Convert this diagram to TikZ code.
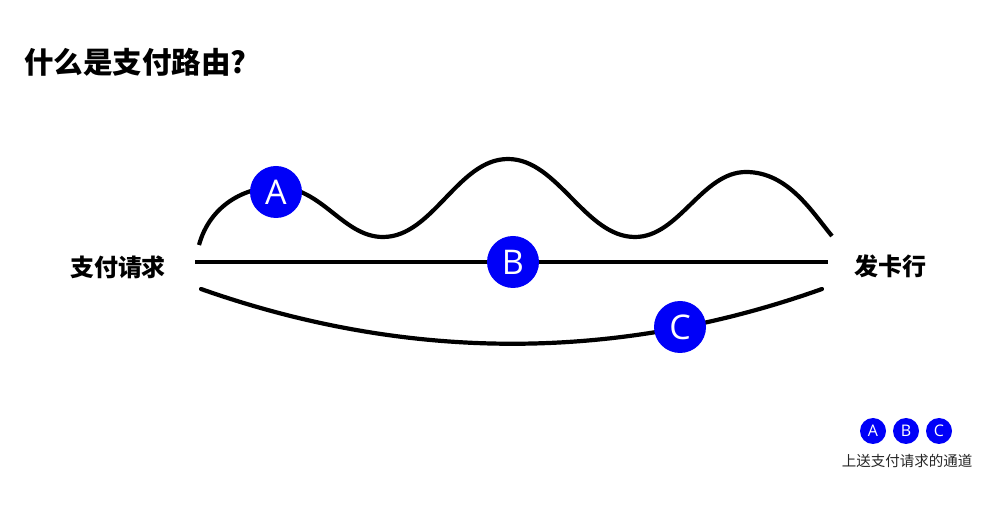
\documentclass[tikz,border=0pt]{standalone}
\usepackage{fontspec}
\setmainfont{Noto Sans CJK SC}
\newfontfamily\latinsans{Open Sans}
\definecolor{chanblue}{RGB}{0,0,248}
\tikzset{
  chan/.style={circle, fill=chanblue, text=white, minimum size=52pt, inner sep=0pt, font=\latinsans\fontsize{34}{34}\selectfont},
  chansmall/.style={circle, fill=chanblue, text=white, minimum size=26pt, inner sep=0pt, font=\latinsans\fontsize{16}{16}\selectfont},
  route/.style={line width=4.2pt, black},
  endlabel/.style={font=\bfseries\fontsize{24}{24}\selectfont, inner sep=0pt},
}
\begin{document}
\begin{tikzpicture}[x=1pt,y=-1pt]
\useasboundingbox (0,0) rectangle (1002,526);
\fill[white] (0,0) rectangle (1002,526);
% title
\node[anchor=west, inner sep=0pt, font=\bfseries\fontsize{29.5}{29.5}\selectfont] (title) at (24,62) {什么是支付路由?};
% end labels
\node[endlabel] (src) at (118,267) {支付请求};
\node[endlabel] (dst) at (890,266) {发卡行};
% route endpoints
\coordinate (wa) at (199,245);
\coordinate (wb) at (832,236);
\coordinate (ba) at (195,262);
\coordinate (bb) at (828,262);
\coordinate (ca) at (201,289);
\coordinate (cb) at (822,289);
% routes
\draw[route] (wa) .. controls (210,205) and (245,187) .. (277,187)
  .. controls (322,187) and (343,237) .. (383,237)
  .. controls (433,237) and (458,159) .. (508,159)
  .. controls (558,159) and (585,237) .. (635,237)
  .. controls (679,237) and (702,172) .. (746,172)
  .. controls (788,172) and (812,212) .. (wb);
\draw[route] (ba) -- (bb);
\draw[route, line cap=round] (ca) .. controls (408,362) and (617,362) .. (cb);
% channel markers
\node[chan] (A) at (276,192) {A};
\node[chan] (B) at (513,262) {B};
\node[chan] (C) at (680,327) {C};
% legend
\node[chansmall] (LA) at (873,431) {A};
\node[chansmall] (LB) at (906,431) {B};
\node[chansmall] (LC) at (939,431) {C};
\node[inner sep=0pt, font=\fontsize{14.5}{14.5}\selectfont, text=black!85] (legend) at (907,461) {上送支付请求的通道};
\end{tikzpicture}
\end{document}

-----

• [Exercise directions]: Please write out all of the material above without changing a word, and omit any pictures.

• [Written solution]:
Convert this diagram to TikZ code.
\documentclass[tikz,border=0pt]{standalone}
\usepackage{fontspec}
\setmainfont{Noto Sans CJK SC}
\newfontfamily\latinsans{Open Sans}
\definecolor{chanblue}{RGB}{0,0,248}
\tikzset{
  chan/.style={circle, fill=chanblue, text=white, minimum size=52pt, inner sep=0pt, font=\latinsans\fontsize{34}{34}\selectfont},
  chansmall/.style={circle, fill=chanblue, text=white, minimum size=26pt, inner sep=0pt, font=\latinsans\fontsize{16}{16}\selectfont},
  route/.style={line width=4.2pt, black},
  endlabel/.style={font=\bfseries\fontsize{24}{24}\selectfont, inner sep=0pt},
}
\begin{document}
\begin{tikzpicture}[x=1pt,y=-1pt]
\useasboundingbox (0,0) rectangle (1002,526);
\fill[white] (0,0) rectangle (1002,526);
% title
\node[anchor=west, inner sep=0pt, font=\bfseries\fontsize{29.5}{29.5}\selectfont] (title) at (24,62) {什么是支付路由?};
% end labels
\node[endlabel] (src) at (118,267) {支付请求};
\node[endlabel] (dst) at (890,266) {发卡行};
% route endpoints
\coordinate (wa) at (199,245);
\coordinate (wb) at (832,236);
\coordinate (ba) at (195,262);
\coordinate (bb) at (828,262);
\coordinate (ca) at (201,289);
\coordinate (cb) at (822,289);
% routes
\draw[route] (wa) .. controls (210,205) and (245,187) .. (277,187)
  .. controls (322,187) and (343,237) .. (383,237)
  .. controls (433,237) and (458,159) .. (508,159)
  .. controls (558,159) and (585,237) .. (635,237)
  .. controls (679,237) and (702,172) .. (746,172)
  .. controls (788,172) and (812,212) .. (wb);
\draw[route] (ba) -- (bb);
\draw[route, line cap=round] (ca) .. controls (408,362) and (617,362) .. (cb);
% channel markers
\node[chan] (A) at (276,192) {A};
\node[chan] (B) at (513,262) {B};
\node[chan] (C) at (680,327) {C};
% legend
\node[chansmall] (LA) at (873,431) {A};
\node[chansmall] (LB) at (906,431) {B};
\node[chansmall] (LC) at (939,431) {C};
\node[inner sep=0pt, font=\fontsize{14.5}{14.5}\selectfont, text=black!85] (legend) at (907,461) {上送支付请求的通道};
\end{tikzpicture}
\end{document}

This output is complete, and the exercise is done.